中国人が待ち望む初の国産空母が13日午前7時頃、ついに大連造船所の埠頭から出港し、計画されている海上試験任務を遂行するため関連海域に向かった。同艦は現時点では「001A型」空母と呼ばれている。2013年11月着工で、2017年4月26日に進水・艤装し、国内外の防衛界と軍事マニアから注目されていた。(筆者・胡波 北京大学海洋戦略センター執行主任)
遼寧艦と異なり、001A型は完全に中国が自主設計・建造したものだ。遼寧艦をベースとし多くの改良を施しており、性能が全面的に向上している。外観を見ると、甲板や構造などが遼寧艦と大きく異なっている。
隣国との海洋係争を解決するため?
中国との間に海洋係争を抱える一部の周辺諸国は、中国が主権を守るため空母を使用することを懸念している。中国のメディア、学界、さらには一部の当局者も空母に言及する際に、中国の海洋係争・問題と結びつけ、空母発展の主要任務を近海の海洋係争・問題の解決と判断している。

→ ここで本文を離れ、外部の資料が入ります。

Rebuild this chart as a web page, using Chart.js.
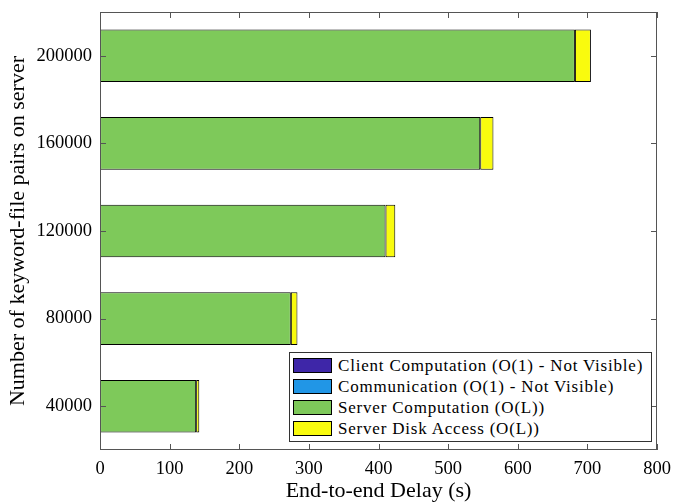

実際には、これは中国の空母発展の主な動機では決してない。中国は係争を平和的に解決することを主張しており、また仮に中国の当局者が武力もしくは強制的な手段により日本や東南アジア諸国との海洋係争を解決しようと考えているとしても、空母は主要作戦プラットフォームにならない。1980年代に空母プロジェクトの最初の論証が行われた際に、南中国海の係争は非常に重要な要素になった。しかし今日、中国の軍事体制・能力・構造には大きな変化が生じている。
まず、中国の軍事現代化の全面的な推進により、中国の政策の選択肢が増えている。中国空軍と海軍航空兵に配備されている主力軍機は、J-10、J-11、Su-27、Su-30などによる第3世代機群だ。その作戦半径は1500キロ以上で、短距離のJ-6やJ-7が中心的な時代ではなくなった。釣魚島も南沙諸島も、中国の大規模な陸上戦闘機群の有効半径内にある。今後はJ-20など大量の第4世代機の就役により、陸上の航空兵は東中国海・南中国海の係争と制空権の維持でより大きな力を発揮することになる。ミサイルを見ると、中国は周辺諸国に対して圧倒的な優位性を形成している。中国の陸上配備型の巡航ミサイル、短中距離弾道ミサイルは特定海域を飽和攻撃し、相手国を脅かすことができる。
中国の近海は音声状況が複雑で、海洋の地形が特殊だ。中国のキロ級、元級、宋級などの静音潜水艦の活動にとって理想的な場所であり、中国はこれらの潜水艦を使い相手国の水上艦を効果的にけん制できる。また中国の水上艦の戦闘力と実用性も高まっている。052Bや052Cなどの中国が自主開発した駆逐艦、ロシアから導入した4隻の現代級(ソヴレメンヌイ級)駆逐艦などは、防空・対潜・対艦などの総合作戦能力が高く、近海で海上対抗、封鎖、火力支援などの作戦任務を遂行できる。また量産化が始まった052D型駆逐艦、建造が開始された055型大型駆逐艦はさらに高い海上総合作戦能力を持つ。その地域防空システムは、中国版「イージス」と呼ばれている。中国の兵器庫にはこれほど多くの選択肢があり、わざわざ空母にご足労頂くまでもない。